Train to your mission not once, but all the time. Help each person in your organization connect their daily tasks with a bigger mission. Communicate this early AND often. Introduce mini lessons to keep your employees mindful of the experience you’re aiming to deliver. Your CX Mission should lead the way to help with better design and decisions on behalf of your customers. But you have to educate about this. It doesn’t happen by osmosis.

During growth periods, it can be easy to overlook just how vital this is, but that’s exactly when it’s necessary to be crystal clear on your customer experience!

  1. Growth can be bumpy, so look for your superstars and train to their solutions.

There are superstars in every organization focused on creating great experiences for customers. They create their own workarounds to bad processes, go above and beyond to take on some of the effort for customers, and have unique little ways to deliver delight.

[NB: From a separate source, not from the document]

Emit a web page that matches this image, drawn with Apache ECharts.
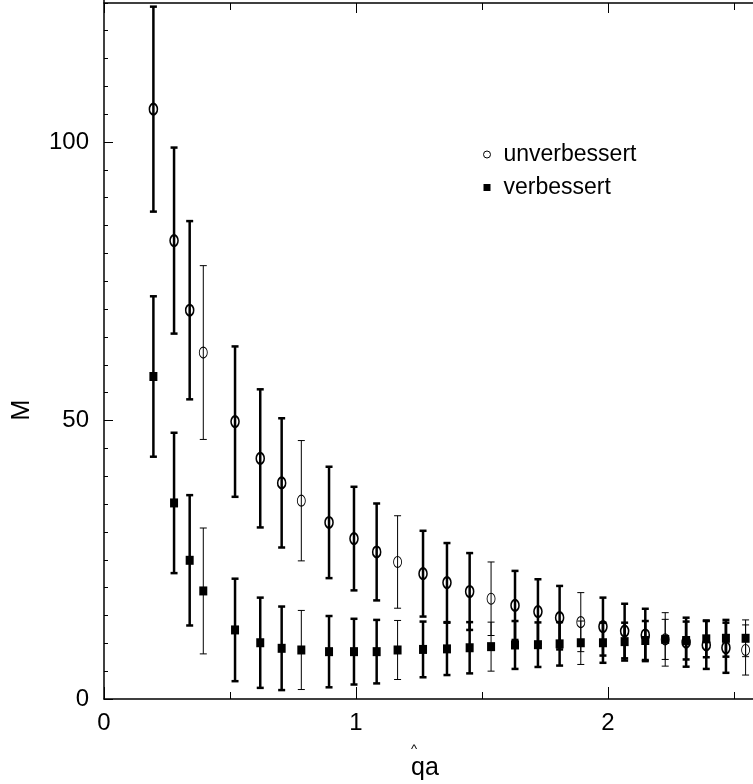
<!DOCTYPE html>
<html><head><meta charset="utf-8">
<script src="https://cdn.jsdelivr.net/npm/echarts@6/dist/echarts.min.js"></script>
<style>html,body{margin:0;padding:0;background:#fff}#c{width:753px;height:784px}</style>
</head><body><div id="c"></div>
<script>
// x positions (q̂a)
const qa = [0.196,0.278,0.340,0.394,0.520,0.620,0.705,0.783,0.893,0.992,1.082,1.165,1.266,1.361,1.451,1.536,1.631,1.722,1.808,1.892,1.980,2.066,2.148,2.227,2.310,2.390,2.468,2.546];
// unverbessert (circles)
const unverb = [105.9,82.3,69.8,62.2,49.8,43.2,38.8,35.6,31.7,28.8,26.4,24.6,22.5,20.9,19.3,18.0,16.8,15.7,14.6,13.8,13.0,12.2,11.5,10.7,10.2,9.7,9.2,8.8];
const unverbErr = [18.4,16.7,16.0,15.6,13.5,12.4,11.6,10.8,10.0,9.3,8.7,8.3,7.7,7.1,6.9,6.6,6.2,5.8,5.7,5.3,5.2,4.9,4.7,4.8,4.4,4.3,4.5,4.5];
// verbessert (squares)
const verb = [57.9,35.2,24.9,19.4,12.4,10.1,9.1,8.8,8.5,8.5,8.5,8.8,8.9,9.0,9.2,9.4,9.7,9.75,9.9,10.1,10.1,10.3,10.5,10.7,10.5,10.8,10.9,10.9];
const verbErr = [14.4,12.6,11.7,11.3,9.2,8.1,7.5,7.1,6.4,5.9,5.7,5.3,5.0,4.7,4.6,4.4,4.3,4.0,3.9,3.9,3.6,3.4,3.5,3.6,3.4,3.3,3.3,3.3];
// axis ticks
const xTickLabels = ['0','1','2'];
const yTickLabels = ['0','50','100'];

const FONT = '"Liberation Sans", Arial, sans-serif';
const isThin = i => i % 4 === 3;
function pts(vals, errs, thin) {
  return qa.map((x, i) => [x, vals[i], errs[i]]).filter((d, i) => isThin(i) === thin);
}
function errBar(lw) {
  return function (params, api) {
    const x = api.value(0), y = api.value(1), e = api.value(2);
    const t = api.coord([x, y + e]), b = api.coord([x, y - e]);
    const h = 3.5;
    const st = { stroke: '#000', lineWidth: lw };
    return { type: 'group', children: [
      { type: 'line', shape: { x1: t[0], y1: t[1], x2: b[0], y2: b[1] }, style: st },
      { type: 'line', shape: { x1: t[0] - h, y1: t[1], x2: t[0] + h, y2: t[1] }, style: st },
      { type: 'line', shape: { x1: b[0] - h, y1: b[1], x2: b[0] + h, y2: b[1] }, style: st }
    ]};
  };
}
const chart = echarts.init(document.getElementById('c'));
chart.setOption({
  animation: false,
  backgroundColor: '#fff',
  grid: [
    { left: 104, width: 756, top: -136.5, bottom: 85, outerBoundsMode: 'none', containLabel: false },
    { left: 104, width: 756, top: 3, height: 20, outerBoundsMode: 'none', containLabel: false }
  ],
  legend: {
    orient: 'vertical', left: 478, top: 138, itemGap: 10,
    itemWidth: 7, itemHeight: 7,
    textStyle: { fontFamily: FONT, fontSize: 23, color: '#000', padding: [0, 0, 0, 8] },
    data: [
      { name: 'unverbessert', icon: 'circle', itemStyle: { color: '#fff', borderColor: '#000', borderWidth: 1, opacity: 1 } },
      { name: 'verbessert', icon: 'rect', itemStyle: { color: '#000', borderWidth: 0, opacity: 1 } }
    ]
  },
  graphic: [{
    type: 'text', x: 425, y: 743, z: 10,
    style: {
      text: '{h|^}{s|}\n{t|qa}', align: 'center', verticalAlign: 'top',
      rich: {
        h: { fontFamily: FONT, fontSize: 13, fill: '#000', lineHeight: 12 },
        s: { width: 22 },
        t: { fontFamily: FONT, fontSize: 25, fill: '#000', lineHeight: 26 }
      }
    }
  }, {
    type: 'text', x: 22, y: 410, rotation: Math.PI / 2, z: 10,
    style: { text: 'M', align: 'center', verticalAlign: 'middle', fontFamily: FONT, fontSize: 25, fill: '#000' }
  }],
  xAxis: [
    { type: 'value', gridIndex: 0, min: 0, max: 3, interval: 1, position: 'bottom',
      axisLine: { onZero: false, lineStyle: { color: '#000', width: 1.5 } },
      axisTick: { inside: true, length: 12, lineStyle: { color: '#000', width: 1 } },
      minorTick: { show: true, splitNumber: 2, length: 7, lineStyle: { color: '#000', width: 1 } },
      splitLine: { show: false }, minorSplitLine: { show: false },
      axisLabel: { fontFamily: FONT, fontSize: 24, color: '#000', margin: 12,
        formatter: v => xTickLabels[Math.round(v)] || '' }
    },
    { type: 'value', gridIndex: 1, min: 0, max: 3, interval: 1, position: 'top',
      axisLine: { onZero: false, lineStyle: { color: '#000', width: 1.5 } },
      axisTick: { inside: true, length: 10, lineStyle: { color: '#000', width: 1 } },
      minorTick: { show: true, splitNumber: 2, length: 7, lineStyle: { color: '#000', width: 1 } },
      splitLine: { show: false }, axisLabel: { show: false }
    }
  ],
  yAxis: [
    { type: 'value', gridIndex: 0, min: 0, max: 150, interval: 50, position: 'left',
      axisLine: { onZero: false, lineStyle: { color: '#000', width: 1.5 } },
      axisTick: { inside: true, length: 9, lineStyle: { color: '#000', width: 1 } },
      minorTick: { show: true, splitNumber: 10, length: 4, lineStyle: { color: '#000', width: 1 } },
      splitLine: { show: false }, minorSplitLine: { show: false },
      axisLabel: { fontFamily: FONT, fontSize: 24, color: '#000', margin: 15,
        formatter: v => yTickLabels[v / 50] || '' }
    },
    { type: 'value', gridIndex: 1, min: 0, max: 1, show: false }
  ],
  series: [
    { name: 'errU', type: 'custom', renderItem: errBar(2.5), data: pts(unverb, unverbErr, false), encode: { x: 0, y: 1 }, z: 2 },
    { name: 'errU2', type: 'custom', renderItem: errBar(1), data: pts(unverb, unverbErr, true), encode: { x: 0, y: 1 }, z: 2 },
    { name: 'errV', type: 'custom', renderItem: errBar(2.5), data: pts(verb, verbErr, false), encode: { x: 0, y: 1 }, z: 2 },
    { name: 'errV2', type: 'custom', renderItem: errBar(1), data: pts(verb, verbErr, true), encode: { x: 0, y: 1 }, z: 2 },
    { name: 'unverbessert', type: 'scatter', symbol: 'circle', symbolSize: [8, 11],
      itemStyle: { color: 'rgba(0,0,0,0)', borderColor: '#000', borderWidth: 1.8, opacity: 1 },
      data: pts(unverb, unverbErr, false), z: 3 },
    { name: 'unverbessert', type: 'scatter', symbol: 'circle', symbolSize: [8, 11],
      itemStyle: { color: 'rgba(0,0,0,0)', borderColor: '#000', borderWidth: 1, opacity: 1 },
      data: pts(unverb, unverbErr, true), z: 3 },
    { name: 'verbessert', type: 'scatter', symbol: 'rect', symbolSize: [8, 9],
      itemStyle: { color: '#000', opacity: 1 }, data: pts(verb, verbErr, false), z: 3 },
    { name: 'verbessert', type: 'scatter', symbol: 'rect', symbolSize: [8, 9],
      itemStyle: { color: '#000', opacity: 1 }, data: pts(verb, verbErr, true), z: 3 }
  ]
});
</script></body></html>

They are usually doing this on their own, and some team members around them get the benefit of learning these techniques, but most of your employees don’t have access to them.

Create ways for peers to recognize these overachievers, and then find out what behaviors and actions are actually creating those great moments for customers. Design training to scale those individual best practices!

Training on these best practices during growth also leads to ways to find MORE ways to apply those best practices throughout your organization.

  1. Processes are well-intentioned, but often outgrown.

Growth in any organization is an evolution. As more customers and employees enter the mix, more processes and standards are created. While these processes might be well-intentioned and even work great for a while, growth can also highlight when they don’t scale as well as we’d like them to.

Innovation is needed throughout the organization to create better systems. But if we introduce a new process that impacts the customer experience in one area and don’t discuss it or even know what’s happening in another part of the customer journey, it can create lots of issues, both internally and for the customers we’re serving.

Training around customer experience understanding and strategies can help your leaders connect the dots throughout the customer’s whole journey. Customer journey mapping techniques and service blueprinting skills can help siloed leaders to understand what’s happening.

Your customers want you to deliver what experience you promise. Customers will defect and let others know how you’ve disappointed them if you aren’t keeping up with those demands during growth. Make efforts to educate not just about the processes, but the promises. Great customer experiences don’t happen by magic. They require thoughtful training and proactively guiding the right way to change.